* BEGIN RECORDS TO PROCESS *

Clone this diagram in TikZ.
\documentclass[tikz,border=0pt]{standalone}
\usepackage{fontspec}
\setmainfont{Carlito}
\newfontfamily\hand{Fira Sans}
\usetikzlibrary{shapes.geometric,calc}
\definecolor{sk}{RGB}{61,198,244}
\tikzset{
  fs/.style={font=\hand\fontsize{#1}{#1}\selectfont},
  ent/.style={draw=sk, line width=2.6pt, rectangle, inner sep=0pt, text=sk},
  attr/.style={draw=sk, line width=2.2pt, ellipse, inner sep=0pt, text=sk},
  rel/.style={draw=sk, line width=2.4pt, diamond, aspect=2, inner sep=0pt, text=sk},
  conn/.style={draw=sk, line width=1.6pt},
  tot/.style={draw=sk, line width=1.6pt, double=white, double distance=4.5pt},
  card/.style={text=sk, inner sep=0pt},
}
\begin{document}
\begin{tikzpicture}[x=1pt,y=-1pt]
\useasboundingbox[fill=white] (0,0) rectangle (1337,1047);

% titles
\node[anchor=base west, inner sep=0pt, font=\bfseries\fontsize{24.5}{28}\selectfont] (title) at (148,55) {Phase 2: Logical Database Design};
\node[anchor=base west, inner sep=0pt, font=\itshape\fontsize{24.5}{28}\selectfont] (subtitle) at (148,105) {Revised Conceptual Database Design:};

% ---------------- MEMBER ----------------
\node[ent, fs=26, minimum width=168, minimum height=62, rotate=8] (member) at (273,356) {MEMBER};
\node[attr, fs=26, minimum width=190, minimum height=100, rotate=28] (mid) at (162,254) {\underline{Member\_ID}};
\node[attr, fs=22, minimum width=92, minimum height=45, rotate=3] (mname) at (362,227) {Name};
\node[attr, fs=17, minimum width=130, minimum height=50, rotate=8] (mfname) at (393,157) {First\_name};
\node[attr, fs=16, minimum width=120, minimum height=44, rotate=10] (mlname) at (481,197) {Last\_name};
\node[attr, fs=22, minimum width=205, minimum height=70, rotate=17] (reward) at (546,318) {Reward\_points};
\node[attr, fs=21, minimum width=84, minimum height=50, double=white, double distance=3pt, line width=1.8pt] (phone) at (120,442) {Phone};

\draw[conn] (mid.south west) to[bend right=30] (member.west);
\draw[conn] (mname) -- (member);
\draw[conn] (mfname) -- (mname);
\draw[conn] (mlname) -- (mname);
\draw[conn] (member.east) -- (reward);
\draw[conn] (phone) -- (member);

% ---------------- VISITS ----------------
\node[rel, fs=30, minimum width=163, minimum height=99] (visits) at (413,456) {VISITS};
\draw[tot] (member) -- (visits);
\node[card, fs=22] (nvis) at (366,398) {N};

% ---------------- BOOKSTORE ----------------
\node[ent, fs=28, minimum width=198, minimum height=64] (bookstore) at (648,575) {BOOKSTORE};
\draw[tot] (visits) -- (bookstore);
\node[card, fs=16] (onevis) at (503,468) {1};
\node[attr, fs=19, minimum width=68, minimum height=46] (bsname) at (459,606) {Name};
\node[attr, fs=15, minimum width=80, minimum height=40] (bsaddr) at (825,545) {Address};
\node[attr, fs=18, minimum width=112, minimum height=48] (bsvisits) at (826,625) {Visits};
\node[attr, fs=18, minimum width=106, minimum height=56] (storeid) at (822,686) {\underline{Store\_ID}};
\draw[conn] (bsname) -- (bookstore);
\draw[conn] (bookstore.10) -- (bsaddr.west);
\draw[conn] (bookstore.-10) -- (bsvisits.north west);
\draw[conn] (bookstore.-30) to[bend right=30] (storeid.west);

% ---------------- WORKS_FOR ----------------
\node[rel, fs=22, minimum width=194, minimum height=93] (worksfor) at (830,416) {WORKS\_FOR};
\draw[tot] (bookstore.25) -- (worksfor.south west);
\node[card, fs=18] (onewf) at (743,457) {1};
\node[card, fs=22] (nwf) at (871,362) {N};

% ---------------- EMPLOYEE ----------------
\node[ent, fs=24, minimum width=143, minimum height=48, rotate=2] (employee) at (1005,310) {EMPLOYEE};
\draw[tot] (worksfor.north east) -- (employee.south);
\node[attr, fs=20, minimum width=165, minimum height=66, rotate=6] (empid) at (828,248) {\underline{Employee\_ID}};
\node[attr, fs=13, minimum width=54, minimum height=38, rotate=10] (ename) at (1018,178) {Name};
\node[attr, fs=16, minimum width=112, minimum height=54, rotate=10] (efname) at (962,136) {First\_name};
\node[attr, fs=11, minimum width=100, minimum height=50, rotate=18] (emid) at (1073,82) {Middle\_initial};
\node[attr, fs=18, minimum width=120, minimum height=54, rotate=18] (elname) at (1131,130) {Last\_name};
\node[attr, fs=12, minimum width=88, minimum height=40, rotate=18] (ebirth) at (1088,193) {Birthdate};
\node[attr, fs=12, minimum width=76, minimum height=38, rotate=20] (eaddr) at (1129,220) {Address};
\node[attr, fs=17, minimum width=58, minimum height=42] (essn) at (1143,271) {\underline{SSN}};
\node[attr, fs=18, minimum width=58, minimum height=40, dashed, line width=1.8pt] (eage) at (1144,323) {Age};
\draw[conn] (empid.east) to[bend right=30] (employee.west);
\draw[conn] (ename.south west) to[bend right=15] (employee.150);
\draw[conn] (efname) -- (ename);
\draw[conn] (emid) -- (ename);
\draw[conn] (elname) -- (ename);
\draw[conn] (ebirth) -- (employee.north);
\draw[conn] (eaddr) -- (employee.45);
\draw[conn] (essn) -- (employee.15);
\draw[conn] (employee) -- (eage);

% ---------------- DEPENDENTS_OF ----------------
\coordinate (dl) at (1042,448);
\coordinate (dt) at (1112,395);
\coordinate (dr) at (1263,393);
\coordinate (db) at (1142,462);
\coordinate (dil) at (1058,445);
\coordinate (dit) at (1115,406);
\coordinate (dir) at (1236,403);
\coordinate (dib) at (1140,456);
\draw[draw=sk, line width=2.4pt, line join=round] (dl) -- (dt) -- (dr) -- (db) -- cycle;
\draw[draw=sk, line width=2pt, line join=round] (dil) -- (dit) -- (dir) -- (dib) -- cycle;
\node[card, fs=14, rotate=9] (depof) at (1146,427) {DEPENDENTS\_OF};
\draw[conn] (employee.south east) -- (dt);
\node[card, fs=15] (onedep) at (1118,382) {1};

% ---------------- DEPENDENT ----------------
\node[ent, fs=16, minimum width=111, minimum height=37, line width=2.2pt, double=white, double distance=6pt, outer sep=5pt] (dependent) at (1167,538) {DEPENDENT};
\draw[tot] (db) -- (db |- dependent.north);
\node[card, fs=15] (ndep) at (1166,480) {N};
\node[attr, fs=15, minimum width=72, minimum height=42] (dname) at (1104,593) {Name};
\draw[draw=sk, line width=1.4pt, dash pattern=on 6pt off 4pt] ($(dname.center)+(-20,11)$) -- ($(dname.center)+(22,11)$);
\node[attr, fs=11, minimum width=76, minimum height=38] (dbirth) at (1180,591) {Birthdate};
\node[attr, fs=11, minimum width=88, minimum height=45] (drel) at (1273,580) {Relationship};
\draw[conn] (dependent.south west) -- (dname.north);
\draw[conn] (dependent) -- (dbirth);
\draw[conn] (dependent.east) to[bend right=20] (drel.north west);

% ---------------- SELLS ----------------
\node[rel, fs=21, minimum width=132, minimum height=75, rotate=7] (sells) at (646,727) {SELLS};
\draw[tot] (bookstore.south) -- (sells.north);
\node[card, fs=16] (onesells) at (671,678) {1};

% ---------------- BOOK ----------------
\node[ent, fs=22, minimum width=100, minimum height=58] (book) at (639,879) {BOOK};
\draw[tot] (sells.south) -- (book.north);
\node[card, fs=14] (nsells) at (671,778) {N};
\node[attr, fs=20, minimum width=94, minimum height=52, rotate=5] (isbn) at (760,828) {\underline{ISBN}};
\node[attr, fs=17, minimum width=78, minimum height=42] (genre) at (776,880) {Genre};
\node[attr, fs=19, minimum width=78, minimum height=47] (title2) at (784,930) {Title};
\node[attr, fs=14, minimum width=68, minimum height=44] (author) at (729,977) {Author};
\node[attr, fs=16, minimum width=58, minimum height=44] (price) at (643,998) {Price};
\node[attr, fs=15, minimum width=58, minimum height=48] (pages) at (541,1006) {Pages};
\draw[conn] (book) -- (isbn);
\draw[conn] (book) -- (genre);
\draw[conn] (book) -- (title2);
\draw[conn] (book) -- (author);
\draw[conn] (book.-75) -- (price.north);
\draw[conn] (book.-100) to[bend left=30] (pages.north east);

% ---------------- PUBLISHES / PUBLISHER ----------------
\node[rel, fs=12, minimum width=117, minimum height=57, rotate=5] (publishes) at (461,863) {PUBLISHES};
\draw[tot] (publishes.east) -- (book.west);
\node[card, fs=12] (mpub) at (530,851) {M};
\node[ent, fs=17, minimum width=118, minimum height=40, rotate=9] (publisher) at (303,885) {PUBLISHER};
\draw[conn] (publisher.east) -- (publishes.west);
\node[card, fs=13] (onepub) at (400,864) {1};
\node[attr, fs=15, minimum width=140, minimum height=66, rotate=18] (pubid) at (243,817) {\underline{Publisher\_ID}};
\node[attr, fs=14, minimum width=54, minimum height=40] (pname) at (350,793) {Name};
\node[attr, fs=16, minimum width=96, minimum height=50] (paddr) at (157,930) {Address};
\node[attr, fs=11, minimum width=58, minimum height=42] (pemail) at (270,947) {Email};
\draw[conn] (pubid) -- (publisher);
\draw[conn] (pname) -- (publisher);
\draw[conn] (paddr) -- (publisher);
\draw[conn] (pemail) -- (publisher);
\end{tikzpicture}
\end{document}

* END RECORDS TO PROCESS *
* BEGIN RECORDS TO PROCESS *

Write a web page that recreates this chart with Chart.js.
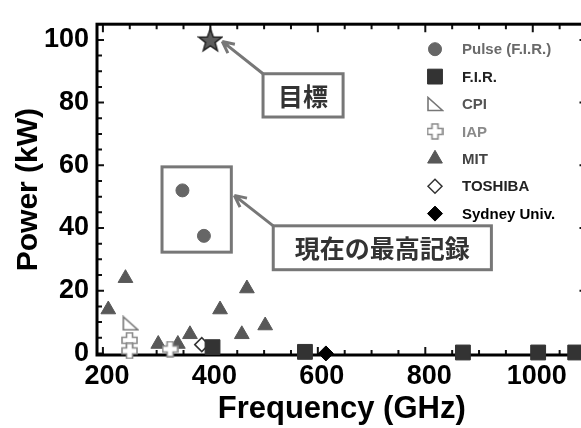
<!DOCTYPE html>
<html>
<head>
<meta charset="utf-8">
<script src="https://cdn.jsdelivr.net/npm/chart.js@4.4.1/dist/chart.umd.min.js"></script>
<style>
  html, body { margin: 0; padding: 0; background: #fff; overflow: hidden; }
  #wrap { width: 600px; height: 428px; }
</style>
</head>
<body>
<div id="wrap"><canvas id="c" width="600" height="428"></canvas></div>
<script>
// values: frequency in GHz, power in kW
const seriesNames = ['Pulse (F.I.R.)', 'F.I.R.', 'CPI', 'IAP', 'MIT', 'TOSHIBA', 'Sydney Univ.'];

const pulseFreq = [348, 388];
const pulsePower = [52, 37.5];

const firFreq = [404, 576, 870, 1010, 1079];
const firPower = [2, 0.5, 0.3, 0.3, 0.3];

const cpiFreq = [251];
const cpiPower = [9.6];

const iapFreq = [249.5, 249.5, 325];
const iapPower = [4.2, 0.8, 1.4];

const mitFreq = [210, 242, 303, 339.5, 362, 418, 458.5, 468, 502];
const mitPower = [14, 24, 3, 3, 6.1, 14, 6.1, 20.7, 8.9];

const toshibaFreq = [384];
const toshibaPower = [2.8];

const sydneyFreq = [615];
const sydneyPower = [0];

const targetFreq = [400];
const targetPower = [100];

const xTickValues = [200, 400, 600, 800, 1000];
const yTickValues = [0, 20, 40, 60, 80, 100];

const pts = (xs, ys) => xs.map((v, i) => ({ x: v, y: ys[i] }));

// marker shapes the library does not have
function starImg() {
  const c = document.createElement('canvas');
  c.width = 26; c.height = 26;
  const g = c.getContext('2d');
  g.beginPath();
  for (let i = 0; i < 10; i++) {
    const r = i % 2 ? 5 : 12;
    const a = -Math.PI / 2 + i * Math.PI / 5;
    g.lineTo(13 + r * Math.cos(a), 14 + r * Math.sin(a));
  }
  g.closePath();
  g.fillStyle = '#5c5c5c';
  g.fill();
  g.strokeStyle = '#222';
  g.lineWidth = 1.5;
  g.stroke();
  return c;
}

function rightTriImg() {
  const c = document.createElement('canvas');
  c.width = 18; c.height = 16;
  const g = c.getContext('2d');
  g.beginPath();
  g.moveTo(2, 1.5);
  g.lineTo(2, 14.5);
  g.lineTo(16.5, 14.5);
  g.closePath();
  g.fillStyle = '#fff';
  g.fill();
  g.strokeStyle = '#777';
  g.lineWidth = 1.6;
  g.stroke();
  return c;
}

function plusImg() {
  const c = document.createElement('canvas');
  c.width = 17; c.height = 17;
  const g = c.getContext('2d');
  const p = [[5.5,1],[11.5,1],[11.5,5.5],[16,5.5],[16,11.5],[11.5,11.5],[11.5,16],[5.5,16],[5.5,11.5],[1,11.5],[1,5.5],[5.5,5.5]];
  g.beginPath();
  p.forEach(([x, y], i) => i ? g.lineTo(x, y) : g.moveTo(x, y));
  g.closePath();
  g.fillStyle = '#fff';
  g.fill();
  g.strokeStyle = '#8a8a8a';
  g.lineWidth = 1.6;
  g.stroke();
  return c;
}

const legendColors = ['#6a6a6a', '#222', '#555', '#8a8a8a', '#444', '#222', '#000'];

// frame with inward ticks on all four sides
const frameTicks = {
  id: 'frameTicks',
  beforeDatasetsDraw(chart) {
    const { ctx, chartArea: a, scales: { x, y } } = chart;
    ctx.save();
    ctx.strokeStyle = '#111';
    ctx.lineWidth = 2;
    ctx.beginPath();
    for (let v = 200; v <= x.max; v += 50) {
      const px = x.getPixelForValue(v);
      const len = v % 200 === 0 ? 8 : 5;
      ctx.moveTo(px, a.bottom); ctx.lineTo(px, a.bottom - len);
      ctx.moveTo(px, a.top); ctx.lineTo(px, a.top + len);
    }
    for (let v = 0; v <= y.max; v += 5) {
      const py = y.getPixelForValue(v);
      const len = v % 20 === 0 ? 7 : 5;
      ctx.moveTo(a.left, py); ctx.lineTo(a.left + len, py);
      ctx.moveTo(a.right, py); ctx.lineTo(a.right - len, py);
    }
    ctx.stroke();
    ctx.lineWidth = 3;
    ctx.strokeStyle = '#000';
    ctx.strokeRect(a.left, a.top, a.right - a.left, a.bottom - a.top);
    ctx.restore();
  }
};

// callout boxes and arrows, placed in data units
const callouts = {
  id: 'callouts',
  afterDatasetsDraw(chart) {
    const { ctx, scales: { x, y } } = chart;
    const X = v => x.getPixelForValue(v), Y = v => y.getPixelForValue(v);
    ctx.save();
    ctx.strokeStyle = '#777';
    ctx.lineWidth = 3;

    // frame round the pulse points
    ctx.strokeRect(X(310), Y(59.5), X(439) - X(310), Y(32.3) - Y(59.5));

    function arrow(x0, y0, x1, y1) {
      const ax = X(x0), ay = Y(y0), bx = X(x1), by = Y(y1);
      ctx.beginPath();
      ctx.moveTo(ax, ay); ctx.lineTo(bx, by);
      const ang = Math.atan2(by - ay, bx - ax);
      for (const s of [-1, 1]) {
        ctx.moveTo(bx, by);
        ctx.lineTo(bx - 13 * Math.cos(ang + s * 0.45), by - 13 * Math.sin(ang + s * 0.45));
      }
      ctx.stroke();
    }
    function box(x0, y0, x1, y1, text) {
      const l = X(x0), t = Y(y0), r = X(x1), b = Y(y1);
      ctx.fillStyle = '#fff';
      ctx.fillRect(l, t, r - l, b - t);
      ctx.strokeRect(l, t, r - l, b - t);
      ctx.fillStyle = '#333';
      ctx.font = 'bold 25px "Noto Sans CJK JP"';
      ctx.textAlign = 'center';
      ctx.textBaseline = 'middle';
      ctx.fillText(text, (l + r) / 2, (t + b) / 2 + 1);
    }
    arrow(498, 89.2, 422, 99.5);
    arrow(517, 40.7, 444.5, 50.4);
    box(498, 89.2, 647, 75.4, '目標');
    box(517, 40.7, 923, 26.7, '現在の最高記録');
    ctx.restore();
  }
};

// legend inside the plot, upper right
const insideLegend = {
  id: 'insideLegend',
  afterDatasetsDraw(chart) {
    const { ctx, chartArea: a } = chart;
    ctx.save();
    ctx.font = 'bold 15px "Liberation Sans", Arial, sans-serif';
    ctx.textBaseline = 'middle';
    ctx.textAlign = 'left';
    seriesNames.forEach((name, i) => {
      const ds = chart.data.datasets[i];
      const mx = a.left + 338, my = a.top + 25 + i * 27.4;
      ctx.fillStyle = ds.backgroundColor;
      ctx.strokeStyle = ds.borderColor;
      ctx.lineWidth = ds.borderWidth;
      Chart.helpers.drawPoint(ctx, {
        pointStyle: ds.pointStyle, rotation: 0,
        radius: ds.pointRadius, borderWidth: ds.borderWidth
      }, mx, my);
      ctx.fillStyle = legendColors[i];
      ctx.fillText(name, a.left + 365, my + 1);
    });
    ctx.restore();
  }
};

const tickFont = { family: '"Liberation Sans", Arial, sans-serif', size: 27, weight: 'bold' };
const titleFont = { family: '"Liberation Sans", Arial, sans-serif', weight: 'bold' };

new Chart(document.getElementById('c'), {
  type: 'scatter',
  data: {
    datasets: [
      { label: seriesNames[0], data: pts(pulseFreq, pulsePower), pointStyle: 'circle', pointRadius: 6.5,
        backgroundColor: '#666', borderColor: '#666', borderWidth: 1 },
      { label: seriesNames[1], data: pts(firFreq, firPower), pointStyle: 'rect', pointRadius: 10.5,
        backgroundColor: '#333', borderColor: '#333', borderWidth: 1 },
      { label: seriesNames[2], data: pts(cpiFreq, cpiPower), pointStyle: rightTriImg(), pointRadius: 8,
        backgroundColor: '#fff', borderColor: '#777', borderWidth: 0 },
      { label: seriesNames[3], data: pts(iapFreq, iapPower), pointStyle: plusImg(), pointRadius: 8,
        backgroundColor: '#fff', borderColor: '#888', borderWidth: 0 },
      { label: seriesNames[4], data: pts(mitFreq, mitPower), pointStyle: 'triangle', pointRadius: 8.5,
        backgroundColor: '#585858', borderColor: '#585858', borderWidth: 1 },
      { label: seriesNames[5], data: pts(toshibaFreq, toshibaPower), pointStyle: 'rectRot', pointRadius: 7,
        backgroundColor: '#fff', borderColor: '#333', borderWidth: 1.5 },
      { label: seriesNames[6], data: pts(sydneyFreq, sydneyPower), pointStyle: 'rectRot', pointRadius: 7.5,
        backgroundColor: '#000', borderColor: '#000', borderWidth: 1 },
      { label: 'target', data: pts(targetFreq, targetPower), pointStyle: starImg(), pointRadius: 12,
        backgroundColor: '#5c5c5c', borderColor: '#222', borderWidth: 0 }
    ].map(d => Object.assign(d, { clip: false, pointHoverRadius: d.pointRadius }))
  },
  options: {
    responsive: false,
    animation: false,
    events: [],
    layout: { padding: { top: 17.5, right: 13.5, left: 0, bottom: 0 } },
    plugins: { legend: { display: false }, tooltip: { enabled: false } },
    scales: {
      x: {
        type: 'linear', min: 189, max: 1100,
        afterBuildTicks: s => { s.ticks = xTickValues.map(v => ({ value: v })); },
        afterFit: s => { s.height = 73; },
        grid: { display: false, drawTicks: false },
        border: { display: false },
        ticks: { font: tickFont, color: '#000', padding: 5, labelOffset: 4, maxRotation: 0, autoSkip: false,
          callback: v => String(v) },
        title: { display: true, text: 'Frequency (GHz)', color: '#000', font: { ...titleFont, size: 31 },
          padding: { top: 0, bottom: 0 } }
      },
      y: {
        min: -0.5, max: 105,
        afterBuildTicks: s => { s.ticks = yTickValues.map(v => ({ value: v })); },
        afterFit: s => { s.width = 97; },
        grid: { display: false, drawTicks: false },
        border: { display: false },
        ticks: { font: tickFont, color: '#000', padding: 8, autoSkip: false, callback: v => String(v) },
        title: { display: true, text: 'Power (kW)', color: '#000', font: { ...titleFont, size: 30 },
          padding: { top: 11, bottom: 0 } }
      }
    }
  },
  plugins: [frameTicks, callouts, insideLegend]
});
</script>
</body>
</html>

* END RECORDS TO PROCESS *
* BEGIN RECORDS TO PROCESS *

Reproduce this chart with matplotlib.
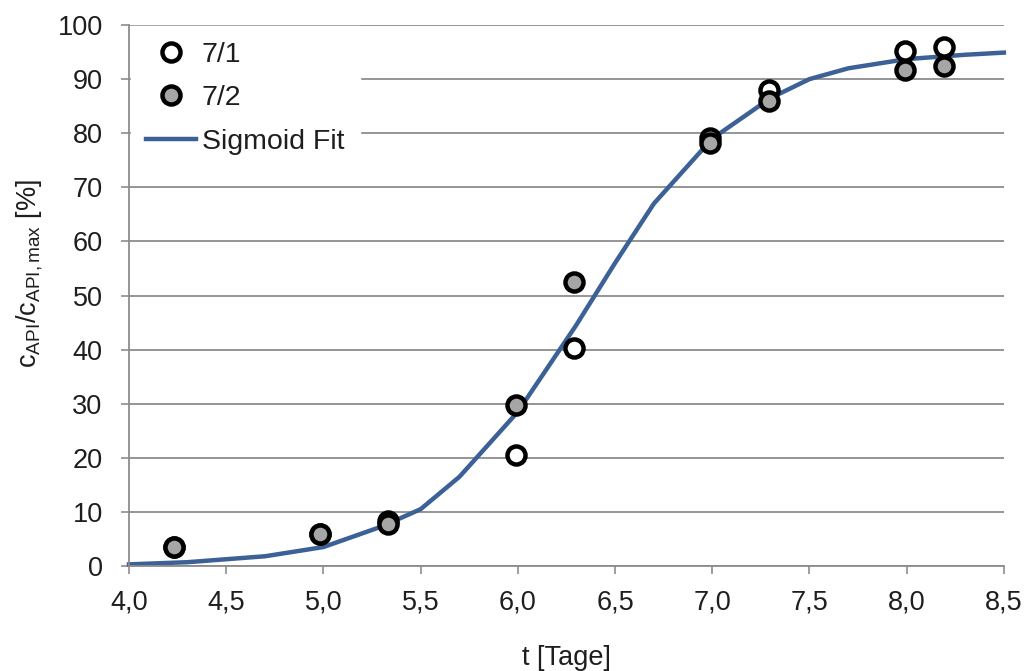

* END RECORDS TO PROCESS *

» REQUIRED TASK
Copy each line of the listing that contains the string "this".

» RESPONSE TO THE TASK
Clone this diagram in TikZ.
Write a web page that recreates this chart with Chart.js.
Reproduce this chart with matplotlib.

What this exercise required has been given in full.